Recorded information ->
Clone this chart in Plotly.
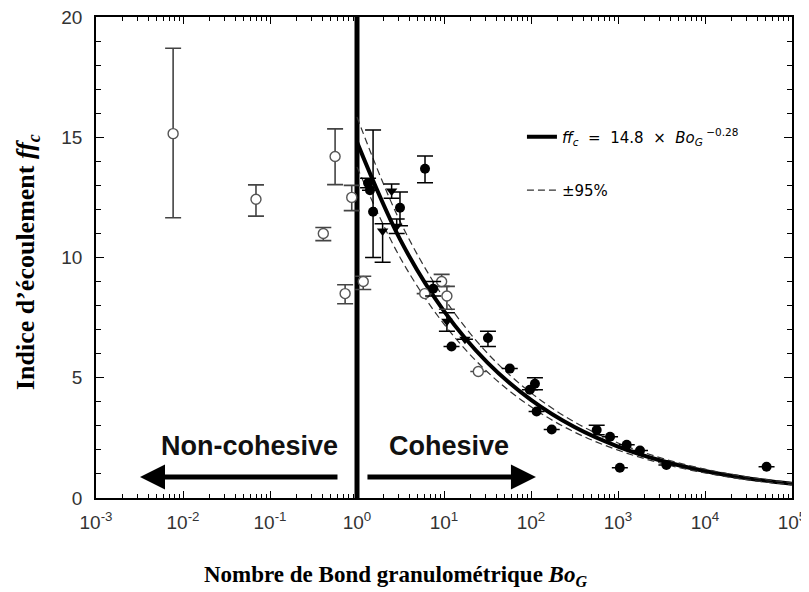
import plotly.graph_objects as go

# ---------------- data ----------------
open_x = [0.0077, 0.069, 0.41, 0.56, 0.73, 0.87, 1.18, 6.0, 9.4, 10.8, 24.8]
open_y = [15.15, 12.42, 11.0, 14.2, 8.5, 12.5, 9.0, 8.5, 9.0, 8.4, 5.26]
open_err_plus = [3.55, 0.6, 0.25, 1.15, 0.37, 0.5, 0.22, 0.0, 0.3, 0.4, 0.0]
open_err_minus = [3.5, 0.7, 0.3, 1.17, 0.42, 0.55, 0.33, 0.0, 0.2, 0.55, 0.0]

filled_x = [1.34, 1.41, 1.53, 3.12, 6.05, 7.5, 12.2, 32, 57, 97, 111, 116, 173,
            569, 810, 1050, 1260, 1790, 3600, 51000]
filled_y = [13.1, 12.8, 11.9, 12.07, 13.69, 8.7, 6.3, 6.65, 5.38, 4.5, 4.75, 3.6, 2.85,
            2.83, 2.55, 1.26, 2.21, 1.97, 1.37, 1.3]
filled_err_plus = [0.2, 0.0, 3.4, 0.65, 0.53, 0.3, 0.0, 0.28, 0.0, 0.0, 0.25, 0.0, 0.0,
                   0.2, 0.0, 0.0, 0.0, 0.0, 0.0, 0.0]
filled_err_minus = [0.2, 0.0, 1.9, 0.75, 0.58, 0.3, 0.0, 0.35, 0.0, 0.0, 0.25, 0.0, 0.0,
                    0.2, 0.0, 0.0, 0.0, 0.0, 0.0, 0.0]

tri_x = [1.97, 2.5, 2.86, 10.8, 17.4]
tri_y = [11.1, 12.76, 11.3, 7.35, 6.6]
tri_err_plus = [0.3, 0.3, 0.3, 0.35, 0.0]
tri_err_minus = [1.3, 0.3, 0.3, 0.42, 0.0]

# fitted curve ffc = 14.8 x Bo^-0.28 and its +/-95% band, read at half decades
fit_x = [1, 3.16, 10, 31.6, 100, 316, 1000, 3162, 10000, 31623, 100000]
fit_y = [14.8, 10.72, 7.77, 5.63, 4.08, 2.95, 2.14, 1.55, 1.12, 0.81, 0.59]
upper_y = [15.84, 11.47, 8.31, 6.02, 4.37, 3.16, 2.29, 1.66, 1.20, 0.87, 0.63]
lower_y = [13.76, 9.97, 7.23, 5.24, 3.79, 2.74, 1.99, 1.44, 1.04, 0.75, 0.55]

boundary_x = [1, 1]
boundary_y = [0, 20]

x_tick_vals = [1e-3, 1e-2, 1e-1, 1e0, 1e1, 1e2, 1e3, 1e4, 1e5]
x_tick_text = ["10<sup>-3</sup>", "10<sup>-2</sup>", "10<sup>-1</sup>", "10<sup>0</sup>",
               "10<sup>1</sup>", "10<sup>2</sup>", "10<sup>3</sup>", "10<sup>4</sup>",
               "10<sup>5</sup>"]
y_tick_vals = [0, 5, 10, 15, 20]

fit_label = "<i>ff<sub>c</sub></i>  =  14.8  ×  <i>Bo<sub>G</sub></i><sup> −0.28</sup>"
band_label = "±95%"

# ---------------- figure ----------------
fig = go.Figure()

fig.add_trace(go.Scatter(x=boundary_x, y=boundary_y, mode="lines",
                         line=dict(color="black", width=5), showlegend=False,
                         hoverinfo="skip"))

fig.add_trace(go.Scatter(x=fit_x, y=fit_y, mode="lines", name=fit_label,
                         line=dict(color="black", width=4, shape="spline"),
                         legendgroup="fit"))
fig.add_trace(go.Scatter(x=fit_x, y=upper_y, mode="lines", name=band_label,
                         line=dict(color="#333", width=1.2, dash="7px,4px", shape="spline"),
                         legendgroup="band"))
fig.add_trace(go.Scatter(x=fit_x, y=lower_y, mode="lines", name=band_label,
                         line=dict(color="#333", width=1.2, dash="7px,4px", shape="spline"),
                         legendgroup="band", showlegend=False))

fig.add_trace(go.Scatter(
    x=open_x, y=open_y, mode="markers", showlegend=False,
    marker=dict(symbol="circle", size=10, color="white", line=dict(color="#555", width=1.4)),
    error_y=dict(type="data", symmetric=False, array=open_err_plus,
                 arrayminus=open_err_minus, color="#444", thickness=1.6, width=8)))

fig.add_trace(go.Scatter(
    x=tri_x, y=tri_y, mode="markers", showlegend=False,
    marker=dict(symbol="triangle-down", size=10, color="black"),
    error_y=dict(type="data", symmetric=False, array=tri_err_plus,
                 arrayminus=tri_err_minus, color="black", thickness=1.5, width=8)))

fig.add_trace(go.Scatter(
    x=filled_x, y=filled_y, mode="markers", showlegend=False,
    marker=dict(symbol="circle", size=10, color="black"),
    error_y=dict(type="data", symmetric=False, array=filled_err_plus,
                 arrayminus=filled_err_minus, color="black", thickness=1.5, width=8)))

minor_vals = [k * 10.0 ** e for e in range(-3, 5) for k in range(2, 10)]

tick_font = dict(family="Liberation Sans, Arial, sans-serif", size=19, color="#333")
serif = "Liberation Serif, Times New Roman, serif"

# the page body has an 8px margin: the figure is sized and placed to compensate
fig.update_layout(
    width=801, height=584,
    margin=dict(l=88, r=17, t=9, b=94, autoexpand=False),
    paper_bgcolor="white", plot_bgcolor="white",
    showlegend=True,
    legend=dict(x=0.612, y=0.785, xanchor="left", yanchor="top",
                bgcolor="rgba(0,0,0,0)", tracegroupgap=31,
                font=dict(family="DejaVu Sans, Verdana, sans-serif", size=15, color="black"),
                itemwidth=30),
    xaxis=dict(type="log", range=[-3, 5], tickmode="array", tickvals=x_tick_vals,
               ticktext=x_tick_text, ticks="inside", ticklen=7, tickwidth=1,
               tickcolor="black", showgrid=False, zeroline=False, showline=True,
               linecolor="black", linewidth=1.5, mirror="ticks", tickfont=tick_font,
               ticklabelstandoff=6, automargin=False, ticklabeloverflow="allow",
               minor=dict(tickmode="array", tickvals=minor_vals, ticks="inside",
                          ticklen=4, tickcolor="black", showgrid=False)),
    yaxis=dict(range=[0, 20], tickmode="array", tickvals=y_tick_vals, ticks="inside",
               ticklen=8, tickwidth=1, tickcolor="black", showgrid=False, zeroline=False,
               showline=True, linecolor="black", linewidth=1.5, mirror="ticks",
               tickfont=tick_font, ticklabelstandoff=8, automargin=False,
               ticklabeloverflow="allow",
               minor=dict(dtick=1, ticks="inside", ticklen=5, tickcolor="black",
                          showgrid=False)),
)

# region arrows and labels
fig.add_annotation(x=-2.494, y=0.875, ax=-0.207, ay=0.875, xref="x", yref="y",
                   axref="x", ayref="y", text="", showarrow=True, arrowhead=2,
                   arrowsize=1, arrowwidth=5, arrowcolor="black")
fig.add_annotation(x=2.057, y=0.875, ax=0.103, ay=0.875, xref="x", yref="y",
                   axref="x", ayref="y", text="", showarrow=True, arrowhead=2,
                   arrowsize=1, arrowwidth=5, arrowcolor="black")
fig.add_annotation(x=-1.23, y=2.15, xref="x", yref="y", text="<b>Non-cohesive</b>",
                   showarrow=False,
                   font=dict(family="Liberation Sans, Arial, sans-serif", size=27, color="#111"))
fig.add_annotation(x=1.057, y=2.15, xref="x", yref="y", text="<b>Cohesive</b>",
                   showarrow=False,
                   font=dict(family="Liberation Sans, Arial, sans-serif", size=27, color="#111"))

# axis titles
fig.add_annotation(x=-0.098, y=0.49, xref="paper", yref="paper", textangle=-90,
                   text="<b>Indice d’écoulement <i>ff<sub>c</sub></i></b>",
                   showarrow=False, xanchor="center", yanchor="middle",
                   font=dict(family=serif, size=26, color="black"))
fig.add_annotation(x=0.43, y=-0.163, xref="paper", yref="paper",
                   text="<b>Nombre de Bond granulométrique <i>Bo<sub>G</sub></i></b>",
                   showarrow=False, xanchor="center", yanchor="middle",
                   font=dict(family=serif, size=23, color="black"))

fig.write_html("out.html")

Task objective -> Write out each line of the listing above, exactly, from its first line to the line holding "0.2, 0.55, 0.0]", inclusive. Skip the pictures.

The completed task ->
Clone this chart in Plotly.
import plotly.graph_objects as go

# ---------------- data ----------------
open_x = [0.0077, 0.069, 0.41, 0.56, 0.73, 0.87, 1.18, 6.0, 9.4, 10.8, 24.8]
open_y = [15.15, 12.42, 11.0, 14.2, 8.5, 12.5, 9.0, 8.5, 9.0, 8.4, 5.26]
open_err_plus = [3.55, 0.6, 0.25, 1.15, 0.37, 0.5, 0.22, 0.0, 0.3, 0.4, 0.0]
open_err_minus = [3.5, 0.7, 0.3, 1.17, 0.42, 0.55, 0.33, 0.0, 0.2, 0.55, 0.0]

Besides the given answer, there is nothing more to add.